What Are Veneers?
They are basically like false fingernails that fit over the front and the edge of the teeth. They are designed basically to enhance and improve the colour of the teeth, the size of the teeth and the shape of the teeth and they are one of the most commonly used cosmetic dentistry materials.
Veneers are basically made of two materials. One is porcelain and the other is composite resin, and the veneer basically is designed to fit over the front of the teeth and just slightly over the edge, as you can be seen in our explainer video.
Porcelain is a glass-like substance, also sometimes called ceramic. Veneers are the most life-like, most durable and prettiest form of veneer and they generally have to be made in the dental laboratory by one of our master ceramic technicians.
The other method is to use a composite resin and again they can also be made in the laboratory. But very often they’re done by the dentist’s chair side, and the dentist uses his/her artistry and his skill to build the veneer up directly onto the patient’s tooth.
Composite Bonding or Ceramic Technicians
If veneers are made with a very skilled pair of hands, either the dentist’s hands, for example, making composite veneers often called bonding or the master ceramic technicians that make porcelain veneers in essence, the skill of the craftsman. Making those two things is the most important factor in having them look natural.
The second most important factor is the desire of the patient. Some of our patients want very natural, very aesthetic results so the enhancement of their teeth, but not necessarily to make them look fake. And that aesthetic choice is a personal choice. Some patients come and want the Hollywood smile or the most perfect set of white teeth, and they can look less natural and more cosmetic. But again, that is down to the choice of the patient and the desire for what they want to look like. A lot of the final result comes down to the skill of the craftsman that makes the veneers, alongside the skill and experience of the Dentist in instructing that craftsman.
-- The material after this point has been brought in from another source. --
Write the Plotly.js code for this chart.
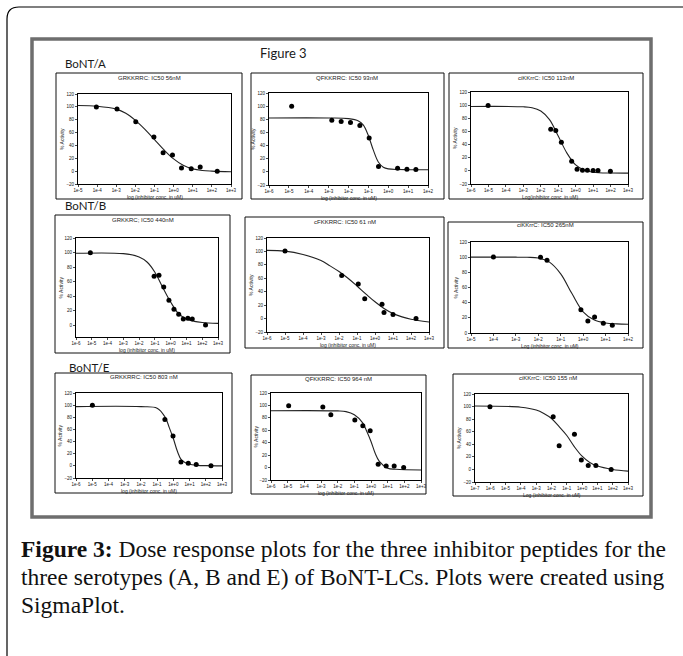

Veneers and caps are generally not referring to the same thing. The traditional term ‘cap’ is usually referring to a crown. In the dental profession, the terminology is something that completely envelopes the whole tooth. It’s 360 degrees, wraps the complete tooth. A cap is very often done when the tooth has completely broken down and needs major reconstruction. Whereas a veneer, as the term suggests, is a very thin layer that fits just over the front of the tooth, almost like a false fingernail, and overlaps the edge of the tooth. So, in essence, the bulk of the tooth structure is still intact, and veneer sometimes requires very, very little and in some cases, no tooth reduction or tooth preparation. But in most cases, a very minimal tooth reduction, whereas a cap very often requires a lot of tooth structures to be removed.
How Much do Veneers Cost?
The cost of veneers depends on a lot of factors. There are quite a few variables. There are two main types of veneers. Those that are made of porcelain and they’re made in a dental laboratory with a dental technician and then there are veneers that are made chair side, using composite resin, often done purely by the dentist directly on the tooth, so laboratory-made veneers will carry an extra cost because of the fee that the dental technician will charge. Whereas composite resin veneers often do not carry that fee and are usually about 50% of the cost of the porcelain veneers, the composite veneers can also be done in one visit, usually, so you are not paying for as much of the dentist’s time. The cost will also depend very much on quality. That might be the quality of the craftsmanship.
So, that could be the dentist, their skill and their experience in doing that particular treatment, or the craftsmanship and quality of the dental technician or the ceramist who makes the porcelain veneers. And as in all professions, there are very highly skilled masters in those fields and those that are less experienced. The complexity or the difficulty of the case for that patient will also have a bearing on the cost. And, often the number of veneers done per procedure will have some bearing on costs. For example, if you’re having multiple teeth veneered, the individual cost of the veneer could come down.
Whereas a single tooth that has to be matched perfectly to a natural tooth next to it can be almost as costly as having two teeth done because of the difficulty of doing that procedure. It really varies, and it will vary from person to person as a ballpark in southern England. In London, a composite veneer will cost anywhere from £300 to £500 currently, and you may pay anywhere from £700 to £1500 per tooth for a porcelain veneer.